--- start ---

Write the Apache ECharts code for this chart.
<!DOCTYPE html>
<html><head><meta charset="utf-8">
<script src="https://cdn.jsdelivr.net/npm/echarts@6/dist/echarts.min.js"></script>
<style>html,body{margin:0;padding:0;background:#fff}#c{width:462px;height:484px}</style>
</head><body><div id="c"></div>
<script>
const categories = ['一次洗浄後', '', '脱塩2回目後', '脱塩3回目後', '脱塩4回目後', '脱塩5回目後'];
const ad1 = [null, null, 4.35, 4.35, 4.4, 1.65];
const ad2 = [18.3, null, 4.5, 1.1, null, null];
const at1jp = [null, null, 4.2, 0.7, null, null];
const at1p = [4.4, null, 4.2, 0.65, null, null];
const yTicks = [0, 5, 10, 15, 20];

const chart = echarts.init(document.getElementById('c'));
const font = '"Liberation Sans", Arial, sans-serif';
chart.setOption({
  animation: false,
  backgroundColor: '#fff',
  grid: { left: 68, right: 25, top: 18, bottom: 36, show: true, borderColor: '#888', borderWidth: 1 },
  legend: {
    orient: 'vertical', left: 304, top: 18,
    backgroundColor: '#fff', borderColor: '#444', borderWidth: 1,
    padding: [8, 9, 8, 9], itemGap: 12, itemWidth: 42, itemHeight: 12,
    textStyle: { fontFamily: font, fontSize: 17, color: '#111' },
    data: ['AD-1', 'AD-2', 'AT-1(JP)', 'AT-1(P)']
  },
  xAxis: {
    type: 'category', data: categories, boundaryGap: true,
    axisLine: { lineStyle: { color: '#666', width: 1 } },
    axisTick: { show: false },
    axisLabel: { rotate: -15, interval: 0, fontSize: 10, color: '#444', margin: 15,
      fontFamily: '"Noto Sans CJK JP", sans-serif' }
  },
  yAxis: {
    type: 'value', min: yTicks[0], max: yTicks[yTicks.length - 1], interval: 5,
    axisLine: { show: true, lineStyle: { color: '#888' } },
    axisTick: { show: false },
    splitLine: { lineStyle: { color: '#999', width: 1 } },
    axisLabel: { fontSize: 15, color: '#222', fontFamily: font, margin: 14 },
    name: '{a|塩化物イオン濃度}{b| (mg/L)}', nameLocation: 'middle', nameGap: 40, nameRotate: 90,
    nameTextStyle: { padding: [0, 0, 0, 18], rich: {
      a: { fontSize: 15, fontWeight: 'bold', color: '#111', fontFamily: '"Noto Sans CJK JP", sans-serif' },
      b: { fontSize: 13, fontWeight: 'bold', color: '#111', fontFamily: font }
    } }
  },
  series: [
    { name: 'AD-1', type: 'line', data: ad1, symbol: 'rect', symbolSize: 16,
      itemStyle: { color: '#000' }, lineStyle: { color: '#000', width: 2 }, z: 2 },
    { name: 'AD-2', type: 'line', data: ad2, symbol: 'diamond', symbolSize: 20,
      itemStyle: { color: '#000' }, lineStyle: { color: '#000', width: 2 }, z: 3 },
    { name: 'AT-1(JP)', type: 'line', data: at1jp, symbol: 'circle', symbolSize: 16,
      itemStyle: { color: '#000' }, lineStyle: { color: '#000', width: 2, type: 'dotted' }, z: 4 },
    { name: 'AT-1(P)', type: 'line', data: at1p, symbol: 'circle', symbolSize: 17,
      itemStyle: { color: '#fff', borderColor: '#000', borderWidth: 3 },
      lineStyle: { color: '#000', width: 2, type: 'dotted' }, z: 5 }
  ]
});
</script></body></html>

--- end ---

### Aim of the task
Reproduce the complete data exactly as presented above.

### Solution to the exercise
Write the Apache ECharts code for this chart.
<!DOCTYPE html>
<html><head><meta charset="utf-8">
<script src="https://cdn.jsdelivr.net/npm/echarts@6/dist/echarts.min.js"></script>
<style>html,body{margin:0;padding:0;background:#fff}#c{width:462px;height:484px}</style>
</head><body><div id="c"></div>
<script>
const categories = ['一次洗浄後', '', '脱塩2回目後', '脱塩3回目後', '脱塩4回目後', '脱塩5回目後'];
const ad1 = [null, null, 4.35, 4.35, 4.4, 1.65];
const ad2 = [18.3, null, 4.5, 1.1, null, null];
const at1jp = [null, null, 4.2, 0.7, null, null];
const at1p = [4.4, null, 4.2, 0.65, null, null];
const yTicks = [0, 5, 10, 15, 20];

const chart = echarts.init(document.getElementById('c'));
const font = '"Liberation Sans", Arial, sans-serif';
chart.setOption({
  animation: false,
  backgroundColor: '#fff',
  grid: { left: 68, right: 25, top: 18, bottom: 36, show: true, borderColor: '#888', borderWidth: 1 },
  legend: {
    orient: 'vertical', left: 304, top: 18,
    backgroundColor: '#fff', borderColor: '#444', borderWidth: 1,
    padding: [8, 9, 8, 9], itemGap: 12, itemWidth: 42, itemHeight: 12,
    textStyle: { fontFamily: font, fontSize: 17, color: '#111' },
    data: ['AD-1', 'AD-2', 'AT-1(JP)', 'AT-1(P)']
  },
  xAxis: {
    type: 'category', data: categories, boundaryGap: true,
    axisLine: { lineStyle: { color: '#666', width: 1 } },
    axisTick: { show: false },
    axisLabel: { rotate: -15, interval: 0, fontSize: 10, color: '#444', margin: 15,
      fontFamily: '"Noto Sans CJK JP", sans-serif' }
  },
  yAxis: {
    type: 'value', min: yTicks[0], max: yTicks[yTicks.length - 1], interval: 5,
    axisLine: { show: true, lineStyle: { color: '#888' } },
    axisTick: { show: false },
    splitLine: { lineStyle: { color: '#999', width: 1 } },
    axisLabel: { fontSize: 15, color: '#222', fontFamily: font, margin: 14 },
    name: '{a|塩化物イオン濃度}{b| (mg/L)}', nameLocation: 'middle', nameGap: 40, nameRotate: 90,
    nameTextStyle: { padding: [0, 0, 0, 18], rich: {
      a: { fontSize: 15, fontWeight: 'bold', color: '#111', fontFamily: '"Noto Sans CJK JP", sans-serif' },
      b: { fontSize: 13, fontWeight: 'bold', color: '#111', fontFamily: font }
    } }
  },
  series: [
    { name: 'AD-1', type: 'line', data: ad1, symbol: 'rect', symbolSize: 16,
      itemStyle: { color: '#000' }, lineStyle: { color: '#000', width: 2 }, z: 2 },
    { name: 'AD-2', type: 'line', data: ad2, symbol: 'diamond', symbolSize: 20,
      itemStyle: { color: '#000' }, lineStyle: { color: '#000', width: 2 }, z: 3 },
    { name: 'AT-1(JP)', type: 'line', data: at1jp, symbol: 'circle', symbolSize: 16,
      itemStyle: { color: '#000' }, lineStyle: { color: '#000', width: 2, type: 'dotted' }, z: 4 },
    { name: 'AT-1(P)', type: 'line', data: at1p, symbol: 'circle', symbolSize: 17,
      itemStyle: { color: '#fff', borderColor: '#000', borderWidth: 3 },
      lineStyle: { color: '#000', width: 2, type: 'dotted' }, z: 5 }
  ]
});
</script></body></html>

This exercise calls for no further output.